- Exercise brief:
Leave the pictures out and retype the lines from the beginning through the line with "from matplotlib.patches import Rectangle", both ends included.

--- START OF Recorded information ---

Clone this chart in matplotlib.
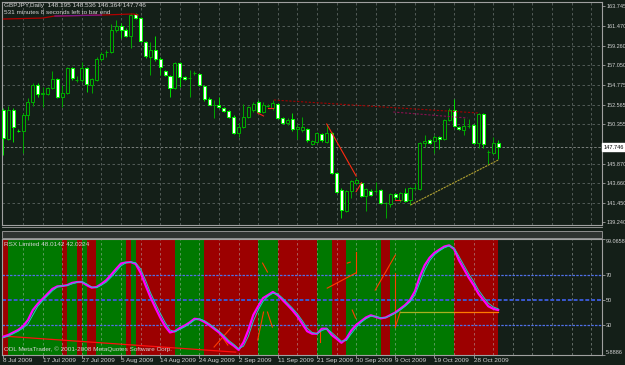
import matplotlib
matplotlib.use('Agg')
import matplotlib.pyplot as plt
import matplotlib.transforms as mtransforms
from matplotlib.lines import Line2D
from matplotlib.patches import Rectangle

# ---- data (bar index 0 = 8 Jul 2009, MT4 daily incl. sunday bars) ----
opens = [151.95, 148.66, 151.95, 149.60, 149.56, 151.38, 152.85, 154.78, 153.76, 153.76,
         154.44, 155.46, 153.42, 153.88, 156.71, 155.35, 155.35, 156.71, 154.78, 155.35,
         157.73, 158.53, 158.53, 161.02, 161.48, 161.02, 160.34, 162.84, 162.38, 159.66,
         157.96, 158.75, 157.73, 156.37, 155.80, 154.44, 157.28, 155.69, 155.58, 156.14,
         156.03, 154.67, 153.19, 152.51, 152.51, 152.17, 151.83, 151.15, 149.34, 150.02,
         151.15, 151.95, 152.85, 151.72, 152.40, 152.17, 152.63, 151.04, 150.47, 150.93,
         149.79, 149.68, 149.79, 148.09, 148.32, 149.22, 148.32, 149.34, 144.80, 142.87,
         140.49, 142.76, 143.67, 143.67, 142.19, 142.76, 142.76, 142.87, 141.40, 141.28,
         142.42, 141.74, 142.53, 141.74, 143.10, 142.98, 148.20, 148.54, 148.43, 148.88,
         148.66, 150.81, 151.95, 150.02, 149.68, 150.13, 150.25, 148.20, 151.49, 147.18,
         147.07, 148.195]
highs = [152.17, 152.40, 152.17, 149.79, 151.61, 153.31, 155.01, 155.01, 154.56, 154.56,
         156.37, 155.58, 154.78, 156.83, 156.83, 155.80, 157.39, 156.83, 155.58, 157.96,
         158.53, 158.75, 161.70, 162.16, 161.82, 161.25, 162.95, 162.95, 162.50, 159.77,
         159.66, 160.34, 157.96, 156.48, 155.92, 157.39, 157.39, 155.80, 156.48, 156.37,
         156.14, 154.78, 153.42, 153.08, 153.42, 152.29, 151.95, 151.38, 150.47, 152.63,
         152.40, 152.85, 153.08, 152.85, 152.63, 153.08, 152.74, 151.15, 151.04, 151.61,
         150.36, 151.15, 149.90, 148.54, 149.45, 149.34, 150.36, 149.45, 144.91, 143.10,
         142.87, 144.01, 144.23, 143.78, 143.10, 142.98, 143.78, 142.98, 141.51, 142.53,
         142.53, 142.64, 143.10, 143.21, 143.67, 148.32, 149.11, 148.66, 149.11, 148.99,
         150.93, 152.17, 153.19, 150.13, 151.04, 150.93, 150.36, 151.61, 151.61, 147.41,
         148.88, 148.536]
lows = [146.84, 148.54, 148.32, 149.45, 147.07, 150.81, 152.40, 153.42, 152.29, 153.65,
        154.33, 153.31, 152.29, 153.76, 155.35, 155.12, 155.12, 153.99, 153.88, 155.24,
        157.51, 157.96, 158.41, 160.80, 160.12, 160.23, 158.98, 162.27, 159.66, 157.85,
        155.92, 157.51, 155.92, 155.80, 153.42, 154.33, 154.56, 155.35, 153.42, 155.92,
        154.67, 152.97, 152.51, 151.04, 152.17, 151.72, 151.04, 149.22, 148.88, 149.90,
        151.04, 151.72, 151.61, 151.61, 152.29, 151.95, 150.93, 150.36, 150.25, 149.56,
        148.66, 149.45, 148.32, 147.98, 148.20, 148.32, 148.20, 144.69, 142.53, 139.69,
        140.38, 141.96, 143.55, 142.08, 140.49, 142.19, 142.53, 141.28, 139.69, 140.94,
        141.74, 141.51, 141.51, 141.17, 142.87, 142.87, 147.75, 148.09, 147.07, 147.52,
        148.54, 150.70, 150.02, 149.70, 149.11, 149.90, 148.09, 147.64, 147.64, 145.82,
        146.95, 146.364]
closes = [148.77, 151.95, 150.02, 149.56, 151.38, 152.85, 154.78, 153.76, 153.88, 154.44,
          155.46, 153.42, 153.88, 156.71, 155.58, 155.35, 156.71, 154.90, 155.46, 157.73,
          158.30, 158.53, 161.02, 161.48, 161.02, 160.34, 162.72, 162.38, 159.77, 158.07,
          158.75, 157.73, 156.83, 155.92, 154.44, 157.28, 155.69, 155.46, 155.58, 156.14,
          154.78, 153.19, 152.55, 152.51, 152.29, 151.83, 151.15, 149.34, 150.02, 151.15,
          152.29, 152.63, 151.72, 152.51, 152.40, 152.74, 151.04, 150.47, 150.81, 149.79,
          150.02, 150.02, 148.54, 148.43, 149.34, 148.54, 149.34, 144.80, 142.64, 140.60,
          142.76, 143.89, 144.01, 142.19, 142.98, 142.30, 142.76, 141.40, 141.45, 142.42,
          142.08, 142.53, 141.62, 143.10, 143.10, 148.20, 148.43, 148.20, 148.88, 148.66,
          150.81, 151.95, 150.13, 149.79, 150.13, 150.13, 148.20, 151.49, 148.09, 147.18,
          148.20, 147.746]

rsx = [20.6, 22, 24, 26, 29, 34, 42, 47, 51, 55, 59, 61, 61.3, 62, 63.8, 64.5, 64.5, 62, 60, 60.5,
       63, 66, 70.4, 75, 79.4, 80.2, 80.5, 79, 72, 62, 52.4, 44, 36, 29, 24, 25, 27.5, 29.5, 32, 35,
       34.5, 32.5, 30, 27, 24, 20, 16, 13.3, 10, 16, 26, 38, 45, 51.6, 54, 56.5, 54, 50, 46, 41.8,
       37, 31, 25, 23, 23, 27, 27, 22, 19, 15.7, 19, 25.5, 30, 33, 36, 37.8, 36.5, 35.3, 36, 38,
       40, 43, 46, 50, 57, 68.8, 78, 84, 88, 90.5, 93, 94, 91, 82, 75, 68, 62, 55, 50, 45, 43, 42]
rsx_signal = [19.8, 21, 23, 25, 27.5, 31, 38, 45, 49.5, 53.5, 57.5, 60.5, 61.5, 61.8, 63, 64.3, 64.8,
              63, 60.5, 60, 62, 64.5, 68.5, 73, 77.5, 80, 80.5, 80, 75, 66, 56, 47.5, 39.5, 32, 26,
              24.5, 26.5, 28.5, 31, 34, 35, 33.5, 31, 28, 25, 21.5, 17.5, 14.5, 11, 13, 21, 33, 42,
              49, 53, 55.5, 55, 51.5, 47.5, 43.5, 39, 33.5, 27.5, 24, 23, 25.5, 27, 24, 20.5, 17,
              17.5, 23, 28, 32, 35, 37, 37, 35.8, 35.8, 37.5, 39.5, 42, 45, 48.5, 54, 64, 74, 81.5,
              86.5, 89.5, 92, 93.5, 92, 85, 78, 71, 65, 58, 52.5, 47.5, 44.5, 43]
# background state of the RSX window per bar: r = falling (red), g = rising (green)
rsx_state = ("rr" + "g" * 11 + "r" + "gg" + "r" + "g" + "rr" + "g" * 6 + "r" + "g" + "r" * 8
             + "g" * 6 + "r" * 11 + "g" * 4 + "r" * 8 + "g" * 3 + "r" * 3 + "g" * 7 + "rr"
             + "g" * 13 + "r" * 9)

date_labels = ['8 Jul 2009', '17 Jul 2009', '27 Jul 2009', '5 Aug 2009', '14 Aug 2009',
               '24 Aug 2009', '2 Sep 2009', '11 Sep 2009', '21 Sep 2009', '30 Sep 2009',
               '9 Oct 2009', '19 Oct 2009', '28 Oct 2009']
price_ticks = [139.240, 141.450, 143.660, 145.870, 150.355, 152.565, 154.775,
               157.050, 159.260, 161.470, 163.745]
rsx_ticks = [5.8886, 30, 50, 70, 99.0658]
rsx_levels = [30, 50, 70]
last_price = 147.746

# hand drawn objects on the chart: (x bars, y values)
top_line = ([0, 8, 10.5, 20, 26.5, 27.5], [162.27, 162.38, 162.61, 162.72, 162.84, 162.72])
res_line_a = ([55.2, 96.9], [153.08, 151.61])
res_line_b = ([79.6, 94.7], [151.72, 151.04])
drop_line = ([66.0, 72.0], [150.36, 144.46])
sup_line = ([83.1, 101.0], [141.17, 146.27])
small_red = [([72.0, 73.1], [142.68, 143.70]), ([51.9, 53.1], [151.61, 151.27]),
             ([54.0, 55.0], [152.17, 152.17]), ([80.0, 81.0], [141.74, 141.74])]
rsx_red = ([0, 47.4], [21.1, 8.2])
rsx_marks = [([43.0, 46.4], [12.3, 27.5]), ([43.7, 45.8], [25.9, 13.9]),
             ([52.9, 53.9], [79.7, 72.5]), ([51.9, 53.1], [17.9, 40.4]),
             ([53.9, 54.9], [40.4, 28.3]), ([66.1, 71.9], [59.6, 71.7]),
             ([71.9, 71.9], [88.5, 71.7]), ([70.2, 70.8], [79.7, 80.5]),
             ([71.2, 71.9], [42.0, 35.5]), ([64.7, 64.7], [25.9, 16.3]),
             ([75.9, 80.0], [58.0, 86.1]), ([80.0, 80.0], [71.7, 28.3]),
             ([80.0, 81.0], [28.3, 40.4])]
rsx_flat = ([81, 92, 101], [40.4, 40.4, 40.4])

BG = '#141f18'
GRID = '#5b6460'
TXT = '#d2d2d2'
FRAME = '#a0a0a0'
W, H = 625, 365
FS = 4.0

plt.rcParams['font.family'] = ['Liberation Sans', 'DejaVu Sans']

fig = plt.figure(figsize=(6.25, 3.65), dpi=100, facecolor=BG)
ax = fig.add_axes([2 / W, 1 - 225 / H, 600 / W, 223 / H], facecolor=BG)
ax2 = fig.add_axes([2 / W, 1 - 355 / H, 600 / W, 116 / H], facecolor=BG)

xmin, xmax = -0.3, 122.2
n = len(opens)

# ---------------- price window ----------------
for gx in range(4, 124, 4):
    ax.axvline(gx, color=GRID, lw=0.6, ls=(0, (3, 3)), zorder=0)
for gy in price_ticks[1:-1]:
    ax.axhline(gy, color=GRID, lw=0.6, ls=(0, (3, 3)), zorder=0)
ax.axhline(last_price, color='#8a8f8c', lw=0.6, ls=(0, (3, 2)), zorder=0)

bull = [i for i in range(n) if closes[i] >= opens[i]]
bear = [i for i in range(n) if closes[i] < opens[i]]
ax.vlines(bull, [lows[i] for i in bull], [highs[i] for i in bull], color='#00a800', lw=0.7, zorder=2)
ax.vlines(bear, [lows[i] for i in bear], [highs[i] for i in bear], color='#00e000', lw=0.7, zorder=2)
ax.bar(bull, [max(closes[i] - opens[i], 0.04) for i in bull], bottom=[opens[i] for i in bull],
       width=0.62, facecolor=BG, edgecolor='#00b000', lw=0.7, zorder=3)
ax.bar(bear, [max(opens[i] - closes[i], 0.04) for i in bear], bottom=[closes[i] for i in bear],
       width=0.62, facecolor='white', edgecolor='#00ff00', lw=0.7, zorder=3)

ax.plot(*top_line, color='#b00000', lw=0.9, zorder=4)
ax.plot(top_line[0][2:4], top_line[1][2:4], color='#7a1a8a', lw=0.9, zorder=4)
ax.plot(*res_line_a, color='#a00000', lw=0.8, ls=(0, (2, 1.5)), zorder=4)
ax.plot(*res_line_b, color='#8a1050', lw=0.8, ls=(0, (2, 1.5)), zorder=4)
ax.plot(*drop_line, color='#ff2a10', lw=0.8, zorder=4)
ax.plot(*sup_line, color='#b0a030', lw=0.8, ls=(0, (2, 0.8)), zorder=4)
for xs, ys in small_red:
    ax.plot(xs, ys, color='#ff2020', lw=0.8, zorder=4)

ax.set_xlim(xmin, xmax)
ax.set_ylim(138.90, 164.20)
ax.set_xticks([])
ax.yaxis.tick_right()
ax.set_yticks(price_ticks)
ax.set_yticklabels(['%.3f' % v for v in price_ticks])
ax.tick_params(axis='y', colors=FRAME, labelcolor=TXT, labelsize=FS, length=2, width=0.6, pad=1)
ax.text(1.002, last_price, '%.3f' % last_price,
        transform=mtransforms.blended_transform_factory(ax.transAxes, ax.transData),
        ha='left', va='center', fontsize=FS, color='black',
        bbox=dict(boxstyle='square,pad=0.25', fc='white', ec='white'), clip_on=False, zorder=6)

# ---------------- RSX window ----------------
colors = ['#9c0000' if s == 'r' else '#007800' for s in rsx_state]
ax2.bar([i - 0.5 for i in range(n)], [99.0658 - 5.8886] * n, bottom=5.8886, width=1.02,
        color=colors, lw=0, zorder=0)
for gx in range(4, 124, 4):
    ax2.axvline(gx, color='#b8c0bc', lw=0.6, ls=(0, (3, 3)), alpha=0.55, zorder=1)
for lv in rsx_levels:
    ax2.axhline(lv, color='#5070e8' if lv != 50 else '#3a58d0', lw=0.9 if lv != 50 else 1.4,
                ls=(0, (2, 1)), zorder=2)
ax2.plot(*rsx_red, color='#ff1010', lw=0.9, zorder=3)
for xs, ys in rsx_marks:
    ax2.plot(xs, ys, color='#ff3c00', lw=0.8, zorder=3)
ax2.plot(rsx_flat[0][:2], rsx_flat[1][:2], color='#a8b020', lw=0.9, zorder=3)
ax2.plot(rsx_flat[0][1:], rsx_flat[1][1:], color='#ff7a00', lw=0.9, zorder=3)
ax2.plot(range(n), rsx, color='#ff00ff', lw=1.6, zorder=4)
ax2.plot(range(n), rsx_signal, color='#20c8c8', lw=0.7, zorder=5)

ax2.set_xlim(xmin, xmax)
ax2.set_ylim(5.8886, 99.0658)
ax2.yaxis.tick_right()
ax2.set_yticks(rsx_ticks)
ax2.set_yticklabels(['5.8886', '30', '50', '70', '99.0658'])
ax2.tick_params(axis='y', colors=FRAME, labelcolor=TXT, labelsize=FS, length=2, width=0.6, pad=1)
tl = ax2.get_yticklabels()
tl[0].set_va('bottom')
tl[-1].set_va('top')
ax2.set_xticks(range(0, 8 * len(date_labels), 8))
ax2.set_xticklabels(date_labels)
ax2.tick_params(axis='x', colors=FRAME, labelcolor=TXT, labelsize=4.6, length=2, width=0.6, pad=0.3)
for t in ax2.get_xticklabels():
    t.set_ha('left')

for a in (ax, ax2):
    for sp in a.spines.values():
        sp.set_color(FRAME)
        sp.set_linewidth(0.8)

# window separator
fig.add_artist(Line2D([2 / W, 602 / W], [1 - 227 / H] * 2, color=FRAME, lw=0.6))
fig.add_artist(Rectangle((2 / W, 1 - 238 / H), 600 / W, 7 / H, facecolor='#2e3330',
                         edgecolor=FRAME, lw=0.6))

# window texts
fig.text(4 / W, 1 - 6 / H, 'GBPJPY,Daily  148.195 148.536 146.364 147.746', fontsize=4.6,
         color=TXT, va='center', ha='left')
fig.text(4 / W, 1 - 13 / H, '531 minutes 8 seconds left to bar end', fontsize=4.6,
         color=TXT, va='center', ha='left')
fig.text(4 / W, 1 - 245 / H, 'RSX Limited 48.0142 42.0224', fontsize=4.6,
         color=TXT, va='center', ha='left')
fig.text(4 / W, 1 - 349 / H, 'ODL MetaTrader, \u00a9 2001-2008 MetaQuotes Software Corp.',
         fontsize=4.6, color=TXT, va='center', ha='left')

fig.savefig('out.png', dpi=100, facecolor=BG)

--- END OF Recorded information ---

- Final answer:
Clone this chart in matplotlib.
import matplotlib
matplotlib.use('Agg')
import matplotlib.pyplot as plt
import matplotlib.transforms as mtransforms
from matplotlib.lines import Line2D
from matplotlib.patches import Rectangle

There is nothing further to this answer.